## BEGIN

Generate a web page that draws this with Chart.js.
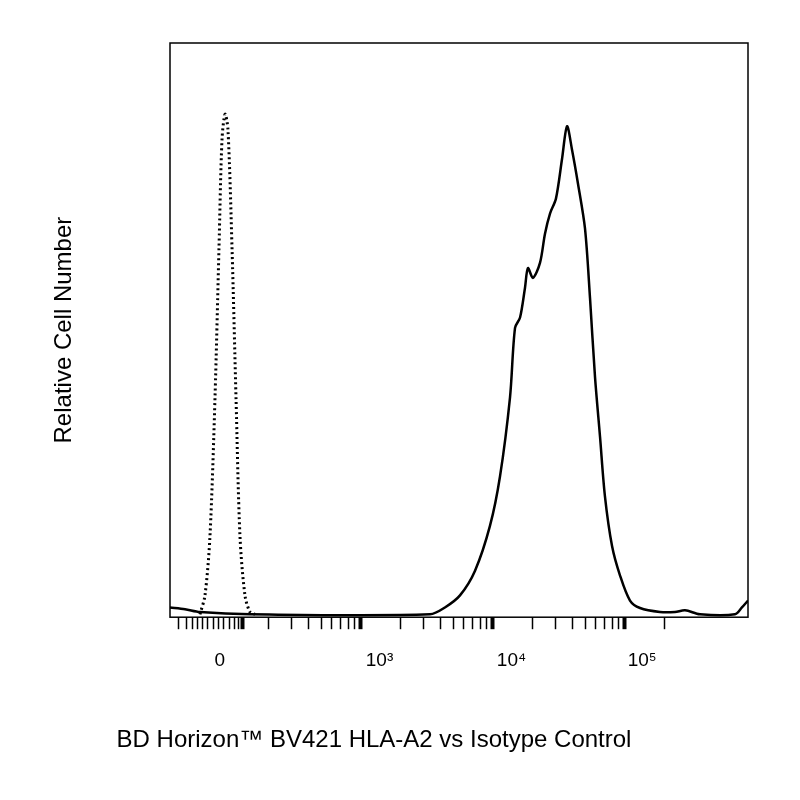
<!DOCTYPE html><html><head><meta charset="utf-8">
<script src="https://cdn.jsdelivr.net/npm/chart.js@4"></script>
<style>body{margin:0;background:#fff}#w{width:800px;height:800px}</style></head><body><div id="w"><canvas id="c"></canvas></div>
<script>
// x in display units: 10^n at n (biexponential display), 0 at ~2.1
const solidX=[1.553,1.667,1.780,2.159,3.523,3.636,3.75,3.864,3.977,4.053,4.129,4.167,4.205,4.242,4.265,4.303,4.356,4.394,4.432,4.477,4.523,4.561,4.598,4.644,4.697,4.735,4.773,4.811,4.848,4.902,4.962,5.038,5.114,5.265,5.379,5.455,5.568,5.833,5.886,5.932];
const solidY=[1.7,1.4,0.9,0.5,0.5,1.7,3.8,8.1,15.9,24.5,38.3,50.4,52.2,57.3,60.8,59.1,61.7,66.8,70.3,72.9,79.8,85.5,81.5,75.5,67.7,55.6,41.8,31.4,21.1,12.4,7.3,2.9,1.6,0.9,0.9,1.2,0.5,0.5,1.7,2.9];
const isoX=[1.780,1.818,1.856,1.894,1.924,1.947,1.970,1.992,2.023,2.053,2.083,2.121,2.159,2.197];
const isoY=[0.5,3.8,14.2,38.3,64.2,83.2,87.6,85.0,64.2,38.3,14.2,3.8,0.9,0.5];
const majorTicks=[2.1,3,4,5];
const minorTicks=[1.62,1.68,1.72,1.76,1.8,1.84,1.88,1.92,1.96,2.0,2.04,2.07,3.301,3.477,3.602,3.699,3.778,3.845,3.903,3.954,4.301,4.477,4.602,4.699,4.778,4.845,4.903,4.954,5.301,2.301,2.477,2.602,2.699,2.778,2.845,2.903,2.954];
const labelPos=[1.93,3.14,4.14,5.13];
const labelText=['0','10³','10⁴','10⁵'];
const xMin=1.553,xMax=5.932;
const frame={id:'frame',afterDraw(ch){const a=ch.chartArea,c=ch.ctx;c.save();c.strokeStyle='#000';c.lineWidth=1.5;c.strokeRect(a.left,a.top,a.right-a.left,a.bottom-a.top);c.restore();}};
const pts=(xs,ys)=>xs.map((x,i)=>({x,y:ys[i]}));
new Chart(document.getElementById('c'),{type:'line',
data:{datasets:[
{data:pts(isoX,isoY),borderColor:'#000',borderWidth:3,borderDash:[2,3],pointRadius:0,tension:0.3},
{data:pts(solidX,solidY),borderColor:'#000',borderWidth:2.5,pointRadius:0,tension:0.3}]},
options:{animation:false,responsive:true,maintainAspectRatio:false,devicePixelRatio:1,
plugins:{legend:{display:false},tooltip:{enabled:false},
 title:{display:true,position:'bottom',text:'BD Horizon™ BV421 HLA-A2 vs Isotype Control',color:'#000',font:{family:'Liberation Sans',size:24,weight:'normal'},padding:{top:0,bottom:45}}},
layout:{padding:{left:0,right:52,top:43,bottom:0}},
scales:{
y:{min:0,max:100,ticks:{display:false},grid:{display:false},border:{display:false},
 title:{display:true,text:'Relative Cell Number',font:{family:'Liberation Sans',size:24},color:'#000',padding:{top:50,bottom:0}},
 afterFit(s){s.width=170;}},
x:{type:'linear',min:xMin,max:xMax,position:'bottom',
 afterBuildTicks(s){s.ticks=majorTicks.concat(minorTicks).map(v=>({value:v}));},
 ticks:{display:false},
 grid:{drawOnChartArea:false,color:'#000',tickLength:12,tickWidth:c=>majorTicks.includes(c.tick&&c.tick.value)?4:1.5},
 border:{display:false},afterFit(s){s.height=14;}},
x2:{type:'linear',min:xMin,max:xMax,position:'bottom',
 afterBuildTicks(s){s.ticks=labelPos.map(v=>({value:v}));},
 ticks:{autoSkip:false,maxRotation:0,color:'#000',font:{family:'Liberation Sans',size:19},padding:10,callback:(v,i)=>labelText[i]},
 grid:{display:false},border:{display:false},
 afterFit(s){s.height=95;}}
}},plugins:[frame]});
</script></body></html>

## END

§ YOUR TASK
Transcribe the full listing character for character. Pictures are excluded.

§ FINAL RESULT
Generate a web page that draws this with Chart.js.
<!DOCTYPE html><html><head><meta charset="utf-8">
<script src="https://cdn.jsdelivr.net/npm/chart.js@4"></script>
<style>body{margin:0;background:#fff}#w{width:800px;height:800px}</style></head><body><div id="w"><canvas id="c"></canvas></div>
<script>
// x in display units: 10^n at n (biexponential display), 0 at ~2.1
const solidX=[1.553,1.667,1.780,2.159,3.523,3.636,3.75,3.864,3.977,4.053,4.129,4.167,4.205,4.242,4.265,4.303,4.356,4.394,4.432,4.477,4.523,4.561,4.598,4.644,4.697,4.735,4.773,4.811,4.848,4.902,4.962,5.038,5.114,5.265,5.379,5.455,5.568,5.833,5.886,5.932];
const solidY=[1.7,1.4,0.9,0.5,0.5,1.7,3.8,8.1,15.9,24.5,38.3,50.4,52.2,57.3,60.8,59.1,61.7,66.8,70.3,72.9,79.8,85.5,81.5,75.5,67.7,55.6,41.8,31.4,21.1,12.4,7.3,2.9,1.6,0.9,0.9,1.2,0.5,0.5,1.7,2.9];
const isoX=[1.780,1.818,1.856,1.894,1.924,1.947,1.970,1.992,2.023,2.053,2.083,2.121,2.159,2.197];
const isoY=[0.5,3.8,14.2,38.3,64.2,83.2,87.6,85.0,64.2,38.3,14.2,3.8,0.9,0.5];
const majorTicks=[2.1,3,4,5];
const minorTicks=[1.62,1.68,1.72,1.76,1.8,1.84,1.88,1.92,1.96,2.0,2.04,2.07,3.301,3.477,3.602,3.699,3.778,3.845,3.903,3.954,4.301,4.477,4.602,4.699,4.778,4.845,4.903,4.954,5.301,2.301,2.477,2.602,2.699,2.778,2.845,2.903,2.954];
const labelPos=[1.93,3.14,4.14,5.13];
const labelText=['0','10³','10⁴','10⁵'];
const xMin=1.553,xMax=5.932;
const frame={id:'frame',afterDraw(ch){const a=ch.chartArea,c=ch.ctx;c.save();c.strokeStyle='#000';c.lineWidth=1.5;c.strokeRect(a.left,a.top,a.right-a.left,a.bottom-a.top);c.restore();}};
const pts=(xs,ys)=>xs.map((x,i)=>({x,y:ys[i]}));
new Chart(document.getElementById('c'),{type:'line',
data:{datasets:[
{data:pts(isoX,isoY),borderColor:'#000',borderWidth:3,borderDash:[2,3],pointRadius:0,tension:0.3},
{data:pts(solidX,solidY),borderColor:'#000',borderWidth:2.5,pointRadius:0,tension:0.3}]},
options:{animation:false,responsive:true,maintainAspectRatio:false,devicePixelRatio:1,
plugins:{legend:{display:false},tooltip:{enabled:false},
 title:{display:true,position:'bottom',text:'BD Horizon™ BV421 HLA-A2 vs Isotype Control',color:'#000',font:{family:'Liberation Sans',size:24,weight:'normal'},padding:{top:0,bottom:45}}},
layout:{padding:{left:0,right:52,top:43,bottom:0}},
scales:{
y:{min:0,max:100,ticks:{display:false},grid:{display:false},border:{display:false},
 title:{display:true,text:'Relative Cell Number',font:{family:'Liberation Sans',size:24},color:'#000',padding:{top:50,bottom:0}},
 afterFit(s){s.width=170;}},
x:{type:'linear',min:xMin,max:xMax,position:'bottom',
 afterBuildTicks(s){s.ticks=majorTicks.concat(minorTicks).map(v=>({value:v}));},
 ticks:{display:false},
 grid:{drawOnChartArea:false,color:'#000',tickLength:12,tickWidth:c=>majorTicks.includes(c.tick&&c.tick.value)?4:1.5},
 border:{display:false},afterFit(s){s.height=14;}},
x2:{type:'linear',min:xMin,max:xMax,position:'bottom',
 afterBuildTicks(s){s.ticks=labelPos.map(v=>({value:v}));},
 ticks:{autoSkip:false,maxRotation:0,color:'#000',font:{family:'Liberation Sans',size:19},padding:10,callback:(v,i)=>labelText[i]},
 grid:{display:false},border:{display:false},
 afterFit(s){s.height=95;}}
}},plugins:[frame]});
</script></body></html>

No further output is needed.